The most revealing aspect of the BCCI's vendetta against the ICL's recruits was its decision to cut off the pensions awarded to ex-cricketers for their services to first-class and international cricket. Kapil Dev can probably afford to do without an annuity, but that isn't the point. If these pensions were granted in recognition of past service, to cut them off on account of contemporary quarrels is a monstrous thing to do. The revocation of the pension is both material punishment and metaphorical erasure: it's like saying, "We, the board, have decided that your career, your service to cricket, your achievements, count for nothing in themselves unless they're recognised by Us, because it is Our recognition that legitimises your past and your present, that makes it visible." Thus pensions aren't benefits that cricketers have earned, they are stipends granted by the BCCI, Indian cricket's chief patron, which can be revoked on a whim.
On an online discussion group called Cricket Forum, one comment took the BCCI's campaign to its logical conclusion: "BCCI should pass a resolution that retro-actively strips Kapil Dev of the captainship of [sic] Indian team - including the 1983 WC winning team. That BCCI can then say - Kapil Dev was never captain of India. That should make [the] BCCI feel very good."

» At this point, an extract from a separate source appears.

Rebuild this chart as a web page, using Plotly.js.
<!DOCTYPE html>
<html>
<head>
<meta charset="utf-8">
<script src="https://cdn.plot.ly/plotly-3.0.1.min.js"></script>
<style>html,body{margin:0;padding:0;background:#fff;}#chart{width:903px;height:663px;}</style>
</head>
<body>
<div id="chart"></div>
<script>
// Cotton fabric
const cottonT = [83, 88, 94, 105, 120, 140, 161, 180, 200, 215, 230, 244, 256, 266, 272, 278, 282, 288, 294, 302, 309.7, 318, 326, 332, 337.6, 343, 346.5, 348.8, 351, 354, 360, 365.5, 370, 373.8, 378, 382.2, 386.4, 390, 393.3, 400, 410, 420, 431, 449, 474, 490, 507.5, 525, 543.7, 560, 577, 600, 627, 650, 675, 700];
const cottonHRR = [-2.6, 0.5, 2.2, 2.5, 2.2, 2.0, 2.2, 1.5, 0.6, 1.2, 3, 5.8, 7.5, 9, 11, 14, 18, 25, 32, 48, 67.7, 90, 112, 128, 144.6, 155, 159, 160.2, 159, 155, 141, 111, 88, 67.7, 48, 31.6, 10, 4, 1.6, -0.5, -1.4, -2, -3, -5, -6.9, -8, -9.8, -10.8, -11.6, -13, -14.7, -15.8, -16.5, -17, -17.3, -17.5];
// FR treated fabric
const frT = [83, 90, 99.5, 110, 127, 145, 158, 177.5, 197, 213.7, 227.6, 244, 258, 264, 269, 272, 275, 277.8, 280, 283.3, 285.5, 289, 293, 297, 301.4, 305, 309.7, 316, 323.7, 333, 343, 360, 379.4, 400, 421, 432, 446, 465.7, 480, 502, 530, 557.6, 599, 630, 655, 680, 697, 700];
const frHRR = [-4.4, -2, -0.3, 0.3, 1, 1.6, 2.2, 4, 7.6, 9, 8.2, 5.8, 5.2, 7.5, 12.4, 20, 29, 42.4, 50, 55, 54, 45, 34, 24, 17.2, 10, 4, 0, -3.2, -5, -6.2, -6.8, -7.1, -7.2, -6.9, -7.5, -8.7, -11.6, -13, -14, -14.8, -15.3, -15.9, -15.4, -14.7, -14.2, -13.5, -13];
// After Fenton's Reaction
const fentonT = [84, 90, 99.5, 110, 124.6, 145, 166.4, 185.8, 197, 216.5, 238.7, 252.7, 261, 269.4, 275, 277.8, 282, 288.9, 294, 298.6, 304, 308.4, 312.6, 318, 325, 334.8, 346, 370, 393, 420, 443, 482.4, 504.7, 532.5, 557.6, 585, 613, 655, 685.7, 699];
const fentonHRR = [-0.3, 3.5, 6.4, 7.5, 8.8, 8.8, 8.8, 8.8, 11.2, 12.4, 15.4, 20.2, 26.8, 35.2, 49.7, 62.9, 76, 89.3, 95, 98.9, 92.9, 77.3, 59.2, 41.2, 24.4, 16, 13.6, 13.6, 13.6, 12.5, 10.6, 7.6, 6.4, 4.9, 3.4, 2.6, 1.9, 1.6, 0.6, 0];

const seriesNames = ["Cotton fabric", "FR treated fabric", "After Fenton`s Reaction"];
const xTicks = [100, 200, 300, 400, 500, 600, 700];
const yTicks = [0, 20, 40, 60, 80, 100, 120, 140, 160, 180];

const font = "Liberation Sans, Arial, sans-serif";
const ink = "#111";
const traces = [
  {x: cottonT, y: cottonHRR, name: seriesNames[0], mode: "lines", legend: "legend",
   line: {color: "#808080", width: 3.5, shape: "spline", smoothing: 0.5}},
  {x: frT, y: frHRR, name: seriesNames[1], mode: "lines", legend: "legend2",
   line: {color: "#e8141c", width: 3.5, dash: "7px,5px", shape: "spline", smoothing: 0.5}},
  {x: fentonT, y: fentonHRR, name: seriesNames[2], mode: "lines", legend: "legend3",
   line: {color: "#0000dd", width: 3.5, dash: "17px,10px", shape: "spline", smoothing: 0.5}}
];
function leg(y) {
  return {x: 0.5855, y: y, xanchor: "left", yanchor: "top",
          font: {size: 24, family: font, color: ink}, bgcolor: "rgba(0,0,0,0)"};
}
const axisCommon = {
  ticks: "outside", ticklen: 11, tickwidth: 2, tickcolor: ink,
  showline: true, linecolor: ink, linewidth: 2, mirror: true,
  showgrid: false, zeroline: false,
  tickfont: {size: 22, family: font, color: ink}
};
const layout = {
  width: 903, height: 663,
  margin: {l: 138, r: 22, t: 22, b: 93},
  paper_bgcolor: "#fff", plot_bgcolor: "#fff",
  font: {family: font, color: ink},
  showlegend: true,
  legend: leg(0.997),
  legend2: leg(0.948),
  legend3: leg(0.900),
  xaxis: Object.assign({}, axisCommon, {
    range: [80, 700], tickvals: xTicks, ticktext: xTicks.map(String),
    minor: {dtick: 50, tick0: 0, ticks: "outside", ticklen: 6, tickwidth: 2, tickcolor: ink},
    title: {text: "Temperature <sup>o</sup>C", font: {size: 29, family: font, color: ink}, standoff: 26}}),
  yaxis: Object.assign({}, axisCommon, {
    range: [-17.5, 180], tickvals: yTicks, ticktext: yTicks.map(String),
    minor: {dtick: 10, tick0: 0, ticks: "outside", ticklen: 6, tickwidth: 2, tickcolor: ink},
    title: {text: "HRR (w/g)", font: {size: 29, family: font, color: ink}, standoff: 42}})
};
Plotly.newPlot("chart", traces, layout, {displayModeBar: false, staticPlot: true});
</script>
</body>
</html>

In practising this seemingly paradoxical combination of Stalinist politics and free-market capitalism, the BCCI is doing no more than following the example of a neighbouring organisation, the CPC, or the Communist Party of China. The BCCI ought to revise the titles it gives its panjandrums to reflect this correspondence. Mr Pawar could stop being president of the BCCI, and become its Chairman. And Mr Modi, plainly diminished by his current description as Commissioner, IPL, could be known, as he so richly deserves to be, as its Commissar.